One Downtown Boise businessman says the economic downturn is forcing him to move closer to his customers.
Restaurateur Gino Vuolo said he is moving Gino's Grill from 150 N. 8th St. to the Bridge Tower Business Complex near McMillan and Linder roads in Meridian.
That will bring the restaurant nearer to customers who no longer drive Downtown to eat because of rising gas prices, he said. He plans to keep his Gino's Italian Ristorante at the same Downtown location in the same building as the grill.
"I have a lot of customers out there," Vuolo said. "And they're telling me they don't come Downtown as much anymore."
Vuolo said Downtown's consumer traffic will probably get worse starting Aug. 1 when Capital City Development Corp. boosts the parking fees at its local parking garages from $1.50 to $2.50 an hour. The first hour will still be free.
CCDC Parking and Facilities Director Max Clark said the increase was necessary to cover the cost of major maintenance.
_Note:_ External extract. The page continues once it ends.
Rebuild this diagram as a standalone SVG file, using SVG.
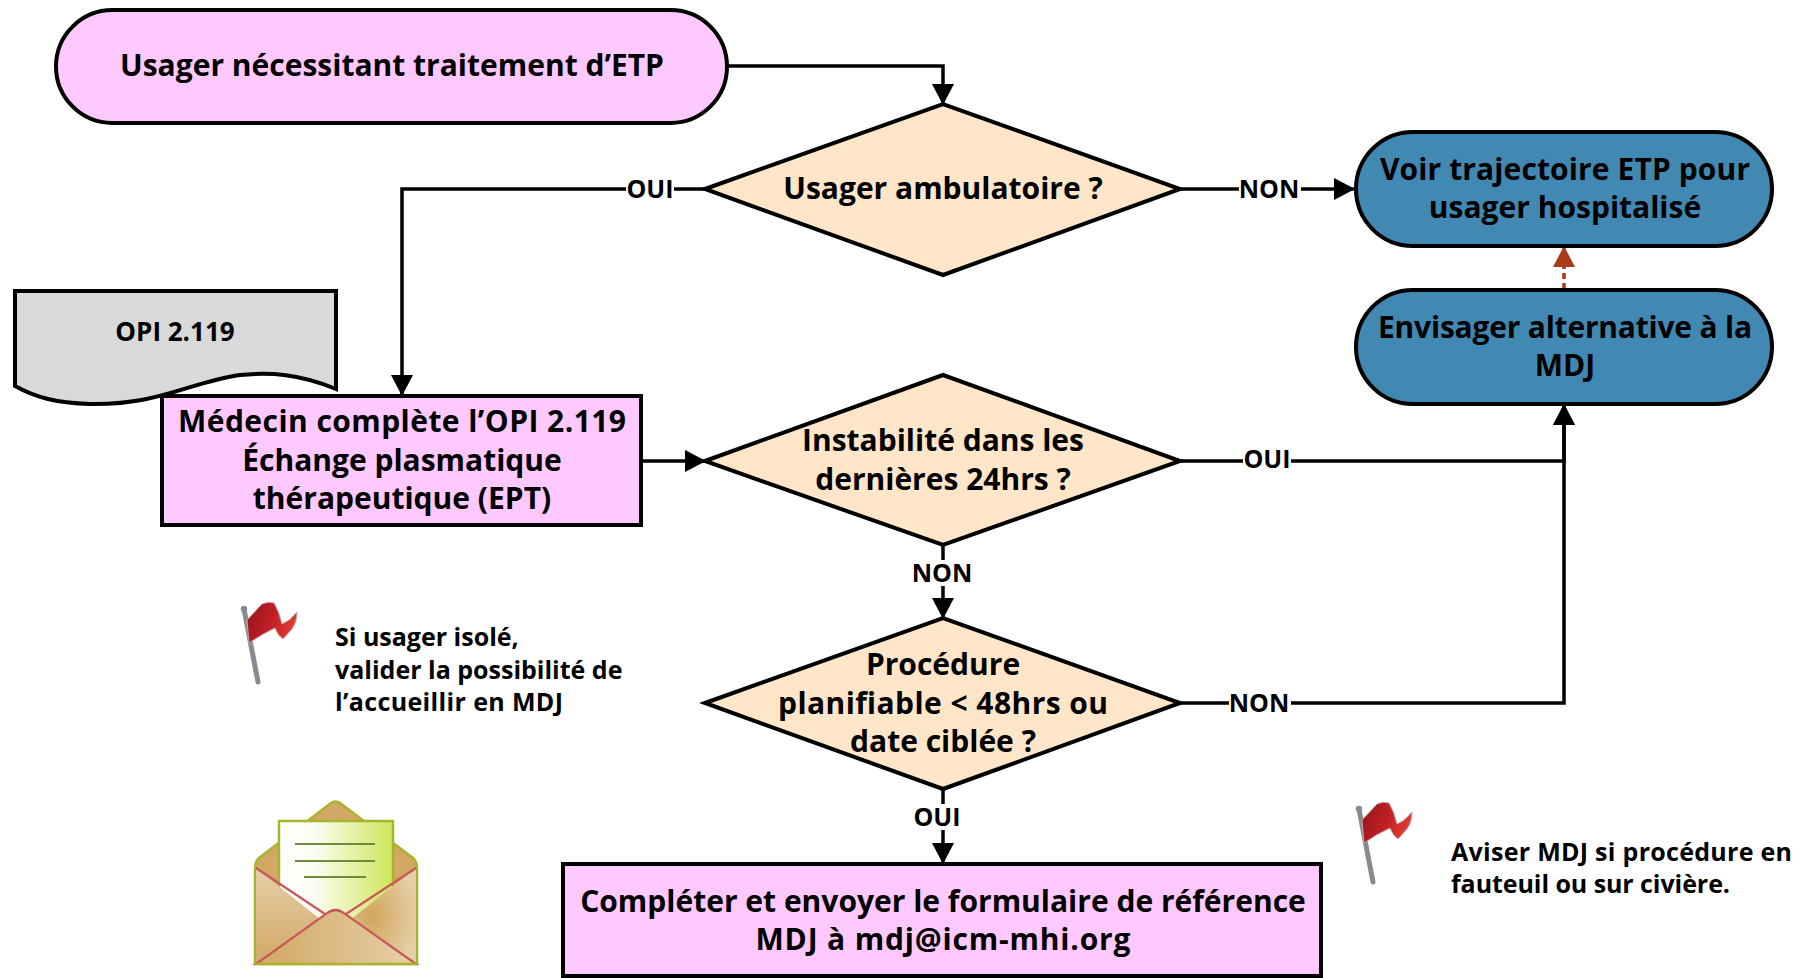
<svg xmlns="http://www.w3.org/2000/svg" xmlns:xlink="http://www.w3.org/1999/xlink" width="1820" height="978" viewBox="0 0 1820 978">
<style>
text{font-family:"Open Sans","Noto Sans","Liberation Sans",sans-serif;font-weight:700;fill:#000}
.t{font-size:30px;text-anchor:middle}
.l{font-size:25px;text-anchor:middle}
.n{font-size:25px}
.s{stroke:#000;stroke-width:4;stroke-linejoin:miter}
.p{fill:#FFC9FF}.d{fill:#FFE6C9}.b{fill:#4188B3}
.c{fill:none;stroke:#000;stroke-width:3.5}
.lb{fill:#fff}
</style>
<defs>
<marker id="a" markerUnits="userSpaceOnUse" markerWidth="22" markerHeight="22" refX="21" refY="11" orient="auto"><path d="M0 0L21 11L0 22Z" fill="#000"/></marker>
<marker id="r" markerUnits="userSpaceOnUse" markerWidth="22" markerHeight="22" refX="21" refY="11" orient="auto"><path d="M0 0L21 11L0 22Z" fill="#A93B1A"/></marker>
<linearGradient id="fg" x1="0" y1="0" x2="1" y2="0.3"><stop offset="0" stop-color="#96141c"/><stop offset=".55" stop-color="#bd1f24"/><stop offset="1" stop-color="#e0392f"/></linearGradient>
<linearGradient id="pg" x1="0" y1="0" x2="1" y2="0"><stop offset="0" stop-color="#fff"/><stop offset=".3" stop-color="#fbfdf4"/><stop offset="1" stop-color="#cde65a"/></linearGradient>
<linearGradient id="eg" x1="0" y1="0" x2="1" y2="0"><stop offset="0" stop-color="#d2a864"/><stop offset="1" stop-color="#e6cfa8"/></linearGradient>
<radialGradient id="er" cx=".45" cy=".5" r=".6"><stop offset="0" stop-color="#d2a55c"/><stop offset="1" stop-color="#e6cfa8"/></radialGradient>
<linearGradient id="el" x1="0" y1="0" x2="0" y2="1"><stop offset="0" stop-color="#e6cfa8"/><stop offset="1" stop-color="#d2a864"/></linearGradient>
<g id="flag">
<path d="M244 609L258 682" stroke="#8a8a90" stroke-width="5" stroke-linecap="round" fill="none"/>
<circle cx="244" cy="609" r="2.500" fill="none" stroke="#8a8a90" stroke-width="1.500"/>
<path d="M247 620L262 604Q268 601 274 603Q279 611 282 624Q290 621 297 612Q297 622 292 629L283 639Q278 636 275 628Q262 634 249 643Z" fill="url(#fg)" stroke="#c9a6a6" stroke-width="1"/>
</g>
</defs>
<g id="connectors">
<path class="c" d="M727 66H943V105" marker-end="url(#a)"/>
<path class="c" d="M706 189H402V396" marker-end="url(#a)"/>
<path class="c" d="M1180 189H1355" marker-end="url(#a)"/>
<path class="c" d="M641 461H706" marker-end="url(#a)"/>
<path class="c" d="M1180 461H1564V404" marker-end="url(#a)"/>
<path class="c" d="M1180 703H1564V404" marker-end="url(#a)"/>
<path class="c" d="M943 545V619" marker-end="url(#a)"/>
<path class="c" d="M943 789V864" marker-end="url(#a)"/>
<path d="M1564 289V246" fill="none" stroke="#A93B1A" stroke-width="3.500" stroke-dasharray="6 4" marker-end="url(#r)"/>
</g>
<g id="connector-labels">
<rect class="lb" x="626" y="176" width="48" height="26"/><text class="l" x="650" y="198">OUI</text>
<rect class="lb" x="1239" y="176" width="62" height="26"/><text class="l" x="1269" y="198">NON</text>
<rect class="lb" x="1243" y="447" width="48" height="26"/><text class="l" x="1267" y="468">OUI</text>
<rect class="lb" x="911" y="560" width="62" height="26"/><text class="l" x="942" y="582">NON</text>
<rect class="lb" x="1229" y="690" width="62" height="26"/><text class="l" x="1259" y="712">NON</text>
<rect class="lb" x="913" y="804" width="48" height="26"/><text class="l" x="937" y="826">OUI</text>
</g>
<g id="start"><rect class="s p" x="56" y="10" width="671" height="113" rx="56.500"/><text class="t" x="392" y="76">Usager nécessitant traitement d’ETP</text></g>
<g id="d1"><path class="s d" d="M705 189L943 104L1180 189L943 275Z"/><text class="t" x="943" y="199">Usager ambulatoire ?</text></g>
<g id="t1"><rect class="s b" x="1356" y="132" width="416" height="114" rx="57"/><text class="t" x="1565" y="180" textLength="370">Voir trajectoire ETP pour</text><text class="t" x="1565" y="218">usager hospitalisé</text></g>
<g id="t2"><rect class="s b" x="1356" y="290" width="416" height="114" rx="57"/><text class="t" x="1565" y="338" textLength="374">Envisager alternative à la</text><text class="t" x="1565" y="376">MDJ</text></g>
<g id="doc"><path class="s" fill="#D9D9D9" d="M15 291H336V389C300 374 270 372 240 375C190 382 160 405 90 404C55 403 35 397 15 386Z"/><text x="175" y="341" text-anchor="middle" font-size="26">OPI 2.119</text></g>
<g id="box1"><rect class="s p" x="162" y="396" width="479" height="129"/><text class="t" x="402" y="432" textLength="448">Médecin complète l’OPI 2.119</text><text class="t" x="402" y="471">Échange plasmatique</text><text class="t" x="402" y="509">thérapeutique (EPT)</text></g>
<g id="d2"><path class="s d" d="M705 461L943 375L1180 461L943 545Z"/><text class="t" x="943" y="451">Instabilité dans les</text><text class="t" x="943" y="490">dernières 24hrs ?</text></g>
<g id="d3"><path class="s d" d="M705 703L943 618L1180 703L943 789Z"/><text class="t" x="943" y="675">Procédure</text><text class="t" x="943" y="714" textLength="330">planifiable &lt; 48hrs ou</text><text class="t" x="943" y="752">date ciblée ?</text></g>
<g id="box2"><rect class="s p" x="563" y="864" width="758" height="112"/><text class="t" x="943" y="912">Compléter et envoyer le formulaire de référence</text><text class="t" x="943" y="950" textLength="375">MDJ à mdj@icm-mhi.org</text></g>
<g id="flag1"><use xlink:href="#flag" href="#flag"/><text class="n" x="335" y="646">Si usager isolé,</text><text class="n" x="335" y="679">valider la possibilité de</text><text class="n" x="335" y="711" textLength="228">l’accueillir en MDJ</text></g>
<g id="flag2"><use xlink:href="#flag" href="#flag" transform="translate(1115 200)"/><text class="n" x="1451" y="861" textLength="341">Aviser MDJ si procédure en</text><text class="n" x="1451" y="893" textLength="279">fauteuil ou sur civière.</text></g>
<g id="envelope">
<path d="M255 868Q255 862 259 858L331 803Q335.500 800 340 803L413 858Q417 862 417 868V964H255Z" fill="#D2A864" stroke="#A9B42E" stroke-width="2.500"/>
<rect x="279" y="821" width="114" height="105" fill="url(#pg)" stroke="#A9B42E" stroke-width="2.500"/>
<path d="M295 844H375M295 861H375M304 877H366" stroke="#6F8A3A" stroke-width="2" fill="none"/>
<path d="M256 868L335 931L256 964Z" fill="url(#el)"/>
<path d="M416 868L336 931L416 964Z" fill="url(#er)"/>
<path d="M256 868L325 914M416 868L346 914" fill="none" stroke="#C9585A" stroke-width="2.200"/>
<path d="M256 964L326 914Q335.500 906 345 914L416 964Z" fill="url(#eg)" stroke="#C9585A" stroke-width="2.200"/>
<path d="M255 964H417" stroke="#A9B42E" stroke-width="2.500"/>
</g>
</svg>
Idaho's jobless rate rose for the fourth consecutive month in June, jumping two-tenths of a percentage point to 3.8 percent. That was the state's highest unemployment level since January 2007, when the rate stood at 4 percent.
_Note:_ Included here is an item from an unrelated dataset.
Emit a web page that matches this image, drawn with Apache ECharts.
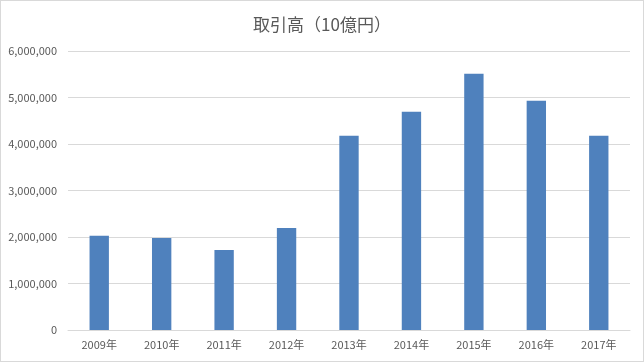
<!DOCTYPE html>
<html><head><meta charset="utf-8">
<script src="https://cdn.jsdelivr.net/npm/echarts@6/dist/echarts.min.js"></script>
<style>
html,body{margin:0;padding:0;background:#fff;}
#c{width:644px;height:362px;box-sizing:border-box;border:1px solid #d9d9d9;}
</style></head>
<body><div id="c"></div>
<script>
const categories = ['2009年','2010年','2011年','2012年','2013年','2014年','2015年','2016年','2017年'];
const values = [2025000, 1980000, 1720000, 2195000, 4180000, 4695000, 5510000, 4930000, 4180000];
const titleText = '取引高（10億円）';
const yMin = 0, yMax = 6000000, yStep = 1000000;

const chart = echarts.init(document.getElementById('c'), null, {renderer:'canvas'});
const font = '"Noto Sans CJK JP", "Noto Sans", sans-serif';
chart.setOption({
  animation:false,
  title:{text:titleText,left:'center',top:10,textStyle:{fontFamily:font,fontSize:17,fontWeight:'normal',color:'#595959'}},
  grid:{left:67,right:13,top:50,bottom:31},
  xAxis:{type:'category',data:categories,
    axisLine:{lineStyle:{color:'#d9d9d9'}},axisTick:{show:false},
    axisLabel:{fontFamily:font,fontSize:11,color:'#595959',margin:9}},
  yAxis:{type:'value',min:yMin,max:yMax,interval:yStep,
    axisLine:{show:false},axisTick:{show:false},
    splitLine:{lineStyle:{color:'#d9d9d9'}},
    axisLabel:{fontFamily:font,fontSize:11,color:'#595959',margin:11,
      formatter:v=>v.toLocaleString('en-US')}},
  series:[{type:'bar',data:values,barWidth:'31%',itemStyle:{color:'#4f81bd'}}]
});
</script></body></html>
The Idaho Department of Labor said there were 11,200 fewer Idahoans working in June than in the same month a year ago. More than 4,000 jobs were lost in the last month.
Most - 9,100 - of the jobs lost in the past year were in the five-county Treasure Valley area, which saw its month-over-month unemployment rate rise four-tenths of a percentage to 4.3 percent.
"That's where most of the jobs are, because that's where most of the people are," said Labor Department spokesman Bob Fick
Economist John Church said the decline was "not a good sign" for Idaho, which historically enjoys its highest employment levels during the summer.
"Construction, hospitality, agriculture, they're all usually up and running," Church said.
Businesses, especially smaller ones, continued to struggle with higher fuel costs and shaky consumer confidence in June. Employers reported 17,500 new hires last month, the lowest total for June in more than a decade.
"Higher fuel prices are squeezing budgets," said Suzanne Schaefer, head of the Idaho chapter of the National Federation of Independent Businesses. "It's costing them (small businesses) more to operate. And with fuel costs up 40 percent, maybe they don't hire that person they need."
Nationwide, the U.S. unemployment rate held steady at 5.5 percent, despite a loss of 62,500 jobs in June.
Analysts said that meant May's unusual half-point leap in the jobless rate wasn't an aberration as first thought.
"We had thought that the rate had temporarily overshot in May based on problems seasonally adjusting the summer inflow of students into the work force," Nigel Gault, the chief U.S. economist for forecaster Global Insight in Lexington, Mass., said in a research note to investors. "But the unemployment rate for young workers was little changed this month, suggesting that they are simply facing a much weaker labor market than in previous years."